Isolate every line in the data with the string "that" and copy it.
* * * *
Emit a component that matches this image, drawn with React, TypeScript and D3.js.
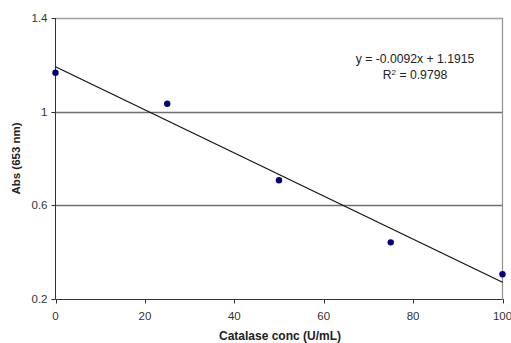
import React from "react";
import * as d3 from "d3";

const concentrations = [0, 25, 50, 75, 100];
const absorbance = [1.166, 1.034, 0.707, 0.442, 0.306];
const xTicks = [0, 20, 40, 60, 80, 100];
const yTicks = [0.2, 0.6, 1.0, 1.4];
const slope = -0.0092;
const intercept = 1.1915;
const equationText = "y = -0.0092x + 1.1915";
const r2Value = "0.9798";

const W = 511;
const H = 343;
const M = { left: 55.5, right: 502.5, top: 18, bottom: 299 };

export default function App() {
  const x = d3.scaleLinear().domain([0, 100]).range([M.left, M.right]);
  const y = d3.scaleLinear().domain([0.2, 1.4]).range([M.bottom, M.top]);
  const font = "'Liberation Sans', Arial, sans-serif";
  const line = d3
    .line<number>()
    .x((d) => x(d))
    .y((d) => y(slope * d + intercept));

  return (
    <svg
      width={W}
      height={H}
      style={{ position: "absolute", left: 0, top: 0, background: "#fff" }}
      fontFamily={font}
    >
      {/* gridlines */}
      {yTicks.slice(1).map((t) => (
        <line
          key={"g" + t}
          x1={M.left}
          x2={M.right}
          y1={Math.round(y(t)) + 0.5}
          y2={Math.round(y(t)) + 0.5}
          stroke={t === 1.4 ? "#a0a0a0" : "#6e6e6e"}
          strokeWidth={1.3}
        />
      ))}
      {/* right border */}
      <line x1={M.right} x2={M.right} y1={M.top} y2={M.bottom} stroke="#909090" strokeWidth={1.2} />
      {/* axes */}
      <line x1={M.left} x2={M.left} y1={M.top} y2={M.bottom + 0.5} stroke="#333" strokeWidth={1} />
      <line x1={M.left} x2={M.right} y1={M.bottom + 0.5} y2={M.bottom + 0.5} stroke="#333" strokeWidth={1} />
      {yTicks.map((t) => (
        <g key={"y" + t}>
          <line
            x1={M.left - 4}
            x2={M.left}
            y1={Math.round(y(t)) + 0.5}
            y2={Math.round(y(t)) + 0.5}
            stroke="#333"
          />
          <text
            x={M.left - 8}
            y={y(t) + 4}
            textAnchor="end"
            fontSize={11.5}
            fill="#333"
          >
            {d3.format("")(+t.toFixed(1))}
          </text>
        </g>
      ))}
      {xTicks.map((t) => (
        <g key={"x" + t}>
          <line
            x1={Math.round(x(t)) + 0.5}
            x2={Math.round(x(t)) + 0.5}
            y1={M.bottom}
            y2={M.bottom + 4.5}
            stroke="#333"
          />
          <text x={x(t)} y={M.bottom + 21} textAnchor="middle" fontSize={11.5} fill="#333">
            {t}
          </text>
        </g>
      ))}
      {/* trendline */}
      <path d={line([0, 100]) || ""} stroke="#111" strokeWidth={1.2} fill="none" />
      {/* points */}
      {concentrations.map((c, i) => (
        <circle key={"p" + i} cx={x(c)} cy={y(absorbance[i])} r={3.2} fill="#000080" />
      ))}
      {/* equation */}
      <text x={415} y={62.5} textAnchor="middle" fontSize={12.2} fill="#222">
        {equationText}
      </text>
      <text x={415} y={79} textAnchor="middle" fontSize={12.2} fill="#222">
        R<tspan dy={-4.5} fontSize={8}>2</tspan>
        <tspan dy={4.5}>{" = " + r2Value}</tspan>
      </text>
      {/* axis titles */}
      <text
        x={(M.left + M.right) / 2 + 1}
        y={340}
        textAnchor="middle"
        fontSize={12}
        fontWeight="bold"
        fill="#222"
      >
        Catalase conc (U/mL)
      </text>
      <text
        transform={`translate(20,${(M.top + M.bottom) / 2}) rotate(-90)`}
        textAnchor="middle"
        fontSize={11.5}
        fontWeight="bold"
        fill="#222"
      >
        Abs (653 nm)
      </text>
    </svg>
  );
}
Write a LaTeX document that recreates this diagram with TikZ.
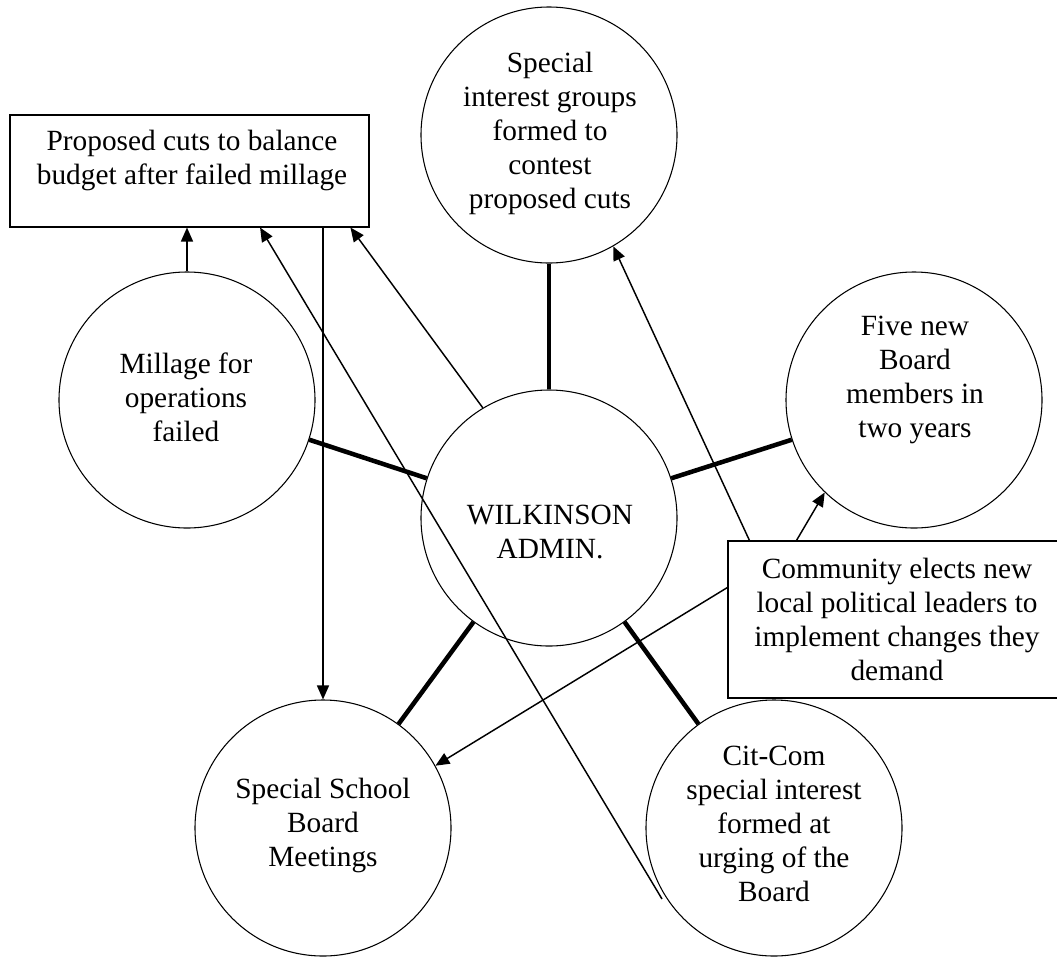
* * * *
_Worked solution_
Emit a component that matches this image, drawn with React, TypeScript and D3.js.
Write a LaTeX document that recreates this diagram with TikZ.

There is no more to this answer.